Problem description
Copy exactly the lines from the start of the material through the line with "(0,0) rectangle (1614,545);". Pictures stay out of the copy.

Extracted entries
============

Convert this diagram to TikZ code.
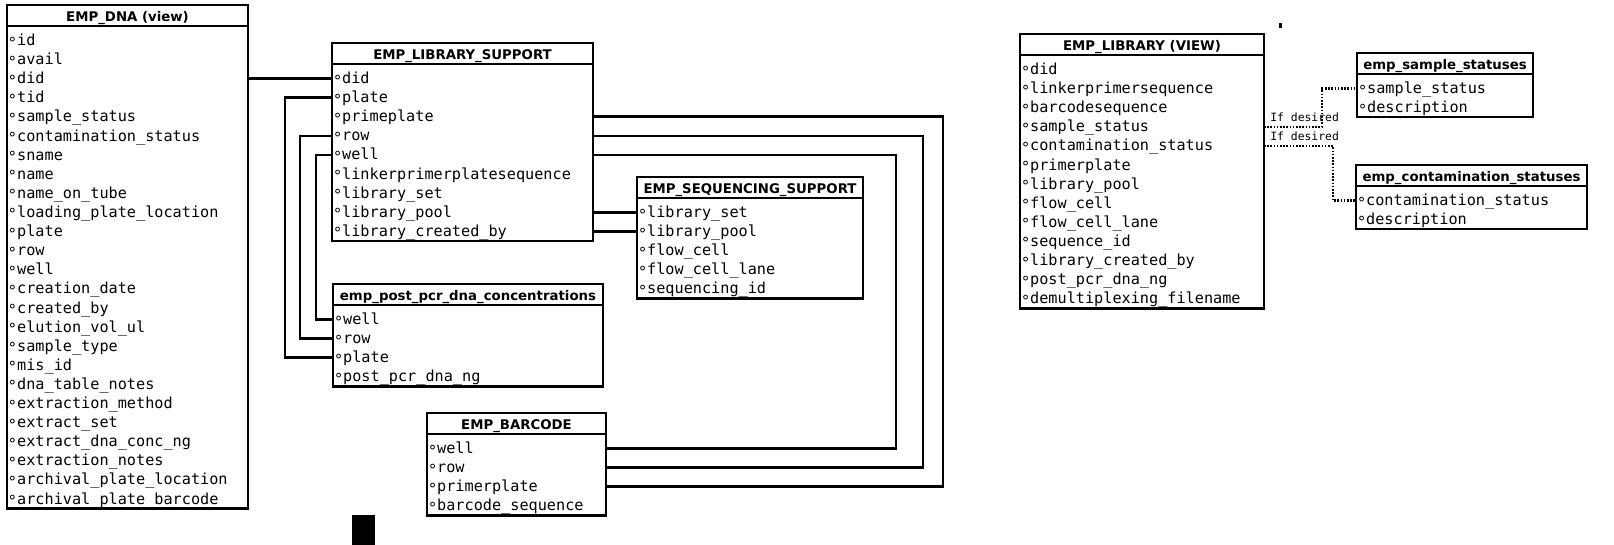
\documentclass[tikz,border=0pt]{standalone}
\usepackage{fontspec}
\setmainfont{DejaVu Sans}
\setmonofont{DejaVu Sans Mono}
\usetikzlibrary{positioning}

\newcommand{\fmark}{\raisebox{-2.5pt}{°}}

\begin{document}
\begin{tikzpicture}[x=1pt,y=-1pt,line width=2.6pt,
tblhead/.style={draw,rectangle,outer sep=0pt,inner sep=0pt,anchor=north west,
    minimum width=#1,minimum height=21pt,text height=12pt,text depth=0pt,
    font=\fontsize{13.3}{14}\selectfont\bfseries},
fld/.style={rectangle,outer sep=0pt,inner xsep=1pt,inner ysep=0pt,
    text width=#1,text height=14.6pt,text depth=4.5pt,align=left,
    font=\fontsize{15.2}{16}\selectfont\ttfamily},
optlink/.style={line width=2.2pt,dash pattern=on 1.6pt off 1.6pt},
optlabel/.style={inner sep=0pt,anchor=base west,font=\fontsize{11.4}{12}\selectfont\ttfamily}]
\useasboundingbox (0,0) rectangle (1614,545);

% EMP_DNA
\node[tblhead=241pt] (dna-0) at (7,5) {EMP\_DNA (view)};
\foreach \f [count=\i] in {id,avail,did,tid,sample\_status,contamination\_status,sname,name,
    name\_on\_tube,loading\_plate\_location,plate,row,well,creation\_date,created\_by,
    elution\_vol\_ul,sample\_type,mis\_id,dna\_table\_notes,extraction\_method,extract\_set,
    extract\_dna\_conc\_ng,extraction\_notes,archival\_plate\_location,archival\_plate\_barcode} {
  \pgfmathtruncatemacro\j{\i-1}
  \pgfmathsetmacro\g{\i==1 ? 5 : 0}
  \node[fld=239pt,below=\g pt of dna-\j] (dna-\i) {\fmark\f};
}
\draw (dna-0.south west) rectangle (dna-25.south east);

% EMP_LIBRARY_SUPPORT
\node[tblhead=261pt] (ls-0) at (332,43) {EMP\_LIBRARY\_SUPPORT};
\foreach \f [count=\i] in {did,plate,primeplate,row,well,linkerprimerplatesequence,
    library\_set,library\_pool,library\_created\_by} {
  \pgfmathtruncatemacro\j{\i-1}
  \pgfmathsetmacro\g{\i==1 ? 5 : 0}
  \node[fld=259pt,below=\g pt of ls-\j] (ls-\i) {\fmark\f};
}
\draw (ls-0.south west) rectangle (ls-9.south east);

% emp_post_pcr_dna_concentrations
\node[tblhead=270pt] (pcr-0) at (333,284) {emp\_post\_pcr\_dna\_concentrations};
\foreach \f [count=\i] in {well,row,plate,post\_pcr\_dna\_ng} {
  \pgfmathtruncatemacro\j{\i-1}
  \pgfmathsetmacro\g{\i==1 ? 5 : 0}
  \node[fld=268pt,below=\g pt of pcr-\j] (pcr-\i) {\fmark\f};
}
\draw (pcr-0.south west) rectangle (pcr-4.south east);

% EMP_BARCODE
\node[tblhead=179pt] (bc-0) at (427,413) {EMP\_BARCODE};
\foreach \f [count=\i] in {well,row,primerplate,barcode\_sequence} {
  \pgfmathtruncatemacro\j{\i-1}
  \pgfmathsetmacro\g{\i==1 ? 5 : 0}
  \node[fld=177pt,below=\g pt of bc-\j] (bc-\i) {\fmark\f};
}
\draw (bc-0.south west) rectangle (bc-4.south east);

% EMP_SEQUENCING_SUPPORT
\node[tblhead=226pt] (sq-0) at (637,177) {EMP\_SEQUENCING\_SUPPORT};
\foreach \f [count=\i] in {library\_set,library\_pool,flow\_cell,flow\_cell\_lane,sequencing\_id} {
  \pgfmathtruncatemacro\j{\i-1}
  \pgfmathsetmacro\g{\i==1 ? 5 : 0}
  \node[fld=224pt,below=\g pt of sq-\j] (sq-\i) {\fmark\f};
}
\draw (sq-0.south west) rectangle (sq-5.south east);

% EMP_LIBRARY (VIEW)
\node[tblhead=244pt] (lib-0) at (1020,34) {EMP\_LIBRARY (VIEW)};
\foreach \f [count=\i] in {did,linkerprimersequence,barcodesequence,sample\_status,
    contamination\_status,primerplate,library\_pool,flow\_cell,flow\_cell\_lane,sequence\_id,
    library\_created\_by,post\_pcr\_dna\_ng,demultiplexing\_filename} {
  \pgfmathtruncatemacro\j{\i-1}
  \pgfmathsetmacro\g{\i==1 ? 5 : 0}
  \node[fld=242pt,below=\g pt of lib-\j] (lib-\i) {\fmark\f};
}
\draw (lib-0.south west) rectangle (lib-13.south east);

% emp_sample_statuses
\node[tblhead=176pt] (smp-0) at (1357,53) {emp\_sample\_statuses};
\foreach \f [count=\i] in {sample\_status,description} {
  \pgfmathtruncatemacro\j{\i-1}
  \pgfmathsetmacro\g{\i==1 ? 5 : 0}
  \node[fld=174pt,below=\g pt of smp-\j] (smp-\i) {\fmark\f};
}
\draw (smp-0.south west) rectangle (smp-2.south east);

% emp_contamination_statuses
\node[tblhead=231pt] (cst-0) at (1356,165) {emp\_contamination\_statuses};
\foreach \f [count=\i] in {contamination\_status,description} {
  \pgfmathtruncatemacro\j{\i-1}
  \pgfmathsetmacro\g{\i==1 ? 5 : 0}
  \node[fld=229pt,below=\g pt of cst-\j] (cst-\i) {\fmark\f};
}
\draw (cst-0.south west) rectangle (cst-2.south east);

% joins
\draw (ls-1.west -| dna-0.east) -- (ls-1.west);
\draw (ls-2.west) -- ++(-47,0) |- (pcr-3.west);
\draw (ls-4.west) -- ++(-32,0) |- (pcr-2.west);
\draw (ls-5.west) -- ++(-16,0) |- (pcr-1.west);
\draw (ls-3.east) -- ++(350,0) |- (bc-3.east);
\draw (ls-4.east) -- ++(330,0) |- (bc-2.east);
\draw (ls-5.east) -- ++(303,0) |- (bc-1.east);
\draw (sq-1.west -| ls-0.east) -- (sq-1.west);
\draw (sq-2.west -| ls-0.east) -- (sq-2.west);

% optional lookups
\draw[optlink] (lib-4.east) -| ([xshift=-35pt]smp-1.west) -- (smp-1.west);
\draw[optlink] (lib-5.east) -| ([xshift=-23pt]cst-1.west) -- (cst-1.west);
\node[optlabel] (opt-smp) at ([shift={(5pt,5pt)}]lib-4.east) {If desired};
\node[optlabel] (opt-cst) at ([shift={(5pt,5pt)}]lib-5.east) {If desired};

\fill (352,515) rectangle (375,545);
\fill (1279,23) rectangle (1282,28);
\end{tikzpicture}
\end{document}
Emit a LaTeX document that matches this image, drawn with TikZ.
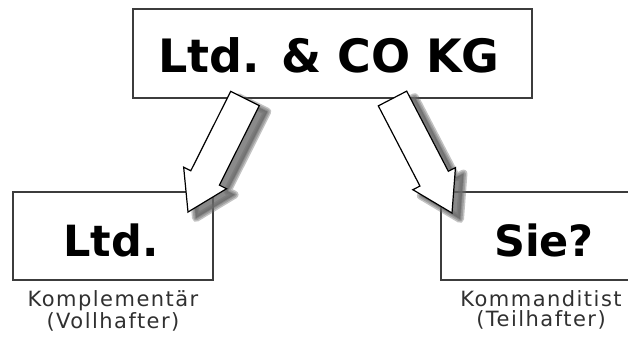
\documentclass[tikz,border=0pt]{standalone}
\usepackage{fontspec}
\setmainfont{DejaVu Sans}
\usetikzlibrary{positioning,calc}
\definecolor{framegray}{HTML}{3C3C3C}
\definecolor{labelgray}{HTML}{303030}
\definecolor{shadegray}{HTML}{6A6A6A}
\tikzset{
  firmbox/.style={rectangle, draw=framegray, line width=1.4pt, fill=white, inner sep=0pt},
  firmtext/.style={font=\bfseries\fontsize{46}{50}\selectfont},
  parttext/.style={font=\bfseries\fontsize{43}{48}\selectfont},
  rolelabel/.style={inner sep=0pt, align=center, text=labelgray,
    font=\addfontfeature{LetterSpace=7}\fontsize{21}{20}\selectfont},
  arrowbody/.style={draw=black, line width=1.2pt, fill=white, line join=miter},
  arrowshade/.style={fill=shadegray, draw=shadegray, opacity=0.4, line join=round}
}
% block arrow from #1 (tail) to #2 (tip)
\newcommand{\blockpath}[2]{
  ($(#1)!16pt!90:(#2)$) -- ($($(#1)!0.7!(#2)$)!16pt!90:(#2)$)
  -- ($($(#1)!0.7!(#2)$)!24pt!90:(#2)$) -- (#2)
  -- ($($(#1)!0.7!(#2)$)!24pt!-90:(#2)$) -- ($($(#1)!0.7!(#2)$)!16pt!-90:(#2)$)
  -- ($(#1)!16pt!-90:(#2)$) -- cycle
}

\begin{document}
\begin{tikzpicture}[x=1pt, y=-1pt]
\useasboundingbox (0,0) rectangle (628,338);
\clip (0,0) rectangle (628,338);

% boxes
\node[firmbox, minimum width=399pt, minimum height=89pt] (firm) at (332.5,53.5) {};
\node[firmtext] at (329,55.5) {Ltd. \& CO KG};
\node[firmbox, minimum width=200pt, minimum height=88pt] (ltd) at (113,236) {};
\node[parttext] (ltdtext) at (111,240) {Ltd.};
\node[firmbox, minimum width=200pt, minimum height=88pt] (sie) at (541,236) {};
\node[parttext] (sietext) at (544,240) {Sie?};

% roles
\node[rolelabel, below=10pt of ltd] (komp) {Komplementär\\(Vollhafter)};
\node[rolelabel, below=10pt of sie] (komm) {Kommanditist\\(Teilhafter)};

% arrows
\coordinate (ltail) at (245,98.5);
\coordinate (ltip) at (188,212);
\coordinate (rtail) at (392.5,98.5);
\coordinate (rtip) at (452,213);

% soft shadow
\begin{scope}[transform canvas={xshift=8pt, yshift=-6pt}]
\foreach \w in {8,5,2} {
  \filldraw[arrowshade, line width=\w pt] \blockpath{ltail}{ltip};
  \filldraw[arrowshade, line width=\w pt] \blockpath{rtail}{rtip};
}
\end{scope}
\filldraw[arrowbody] \blockpath{ltail}{ltip};
\filldraw[arrowbody] \blockpath{rtail}{rtip};
\end{tikzpicture}
\end{document}
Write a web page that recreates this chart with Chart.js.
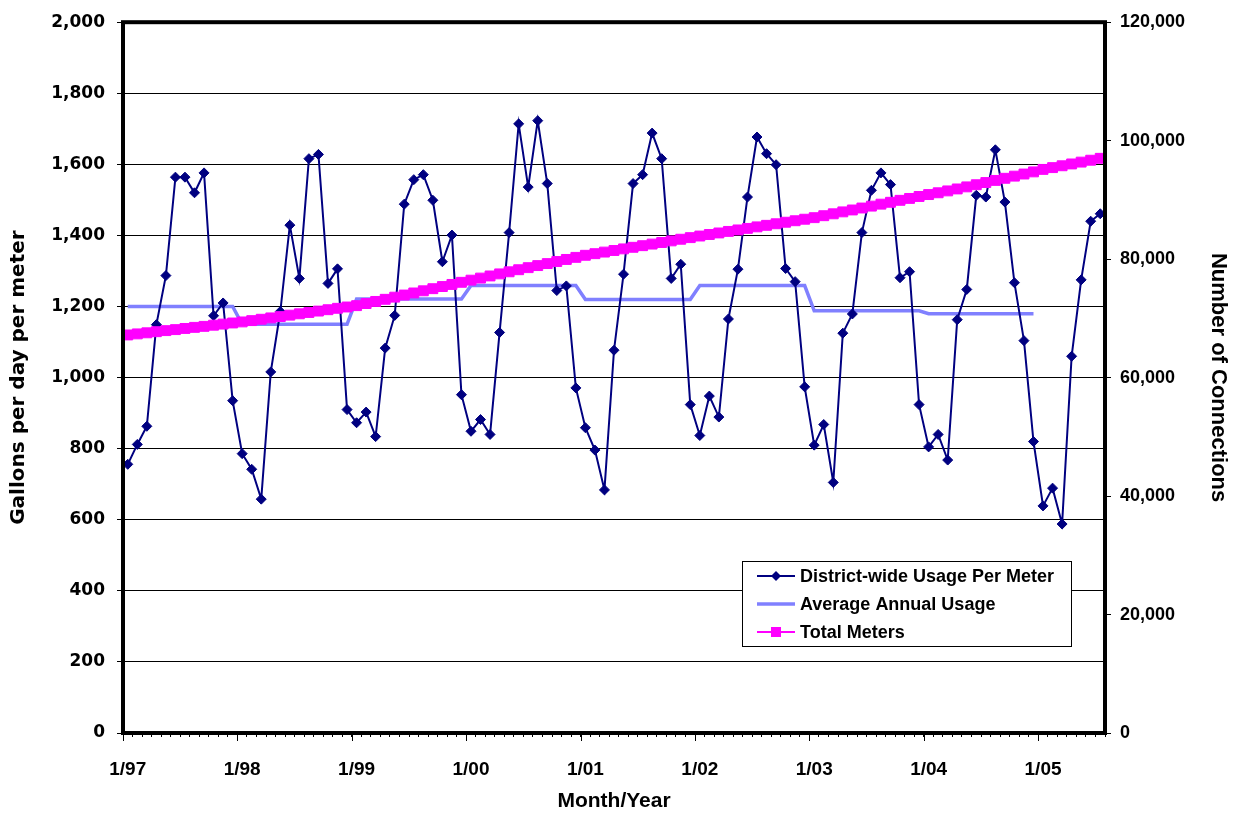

============

Expected output
Convert this diagram to TikZ code.
\documentclass[tikz,border=0pt]{standalone}
\usepackage{fontspec}
\setmainfont{DejaVu Sans}
\setmonofont{DejaVu Sans Mono}
\usetikzlibrary{positioning}

\newcommand{\fmark}{\raisebox{-2.5pt}{°}}

\begin{document}
\begin{tikzpicture}[x=1pt,y=-1pt,line width=2.6pt,
tblhead/.style={draw,rectangle,outer sep=0pt,inner sep=0pt,anchor=north west,
    minimum width=#1,minimum height=21pt,text height=12pt,text depth=0pt,
    font=\fontsize{13.3}{14}\selectfont\bfseries},
fld/.style={rectangle,outer sep=0pt,inner xsep=1pt,inner ysep=0pt,
    text width=#1,text height=14.6pt,text depth=4.5pt,align=left,
    font=\fontsize{15.2}{16}\selectfont\ttfamily},
optlink/.style={line width=2.2pt,dash pattern=on 1.6pt off 1.6pt},
optlabel/.style={inner sep=0pt,anchor=base west,font=\fontsize{11.4}{12}\selectfont\ttfamily}]
\useasboundingbox (0,0) rectangle (1614,545);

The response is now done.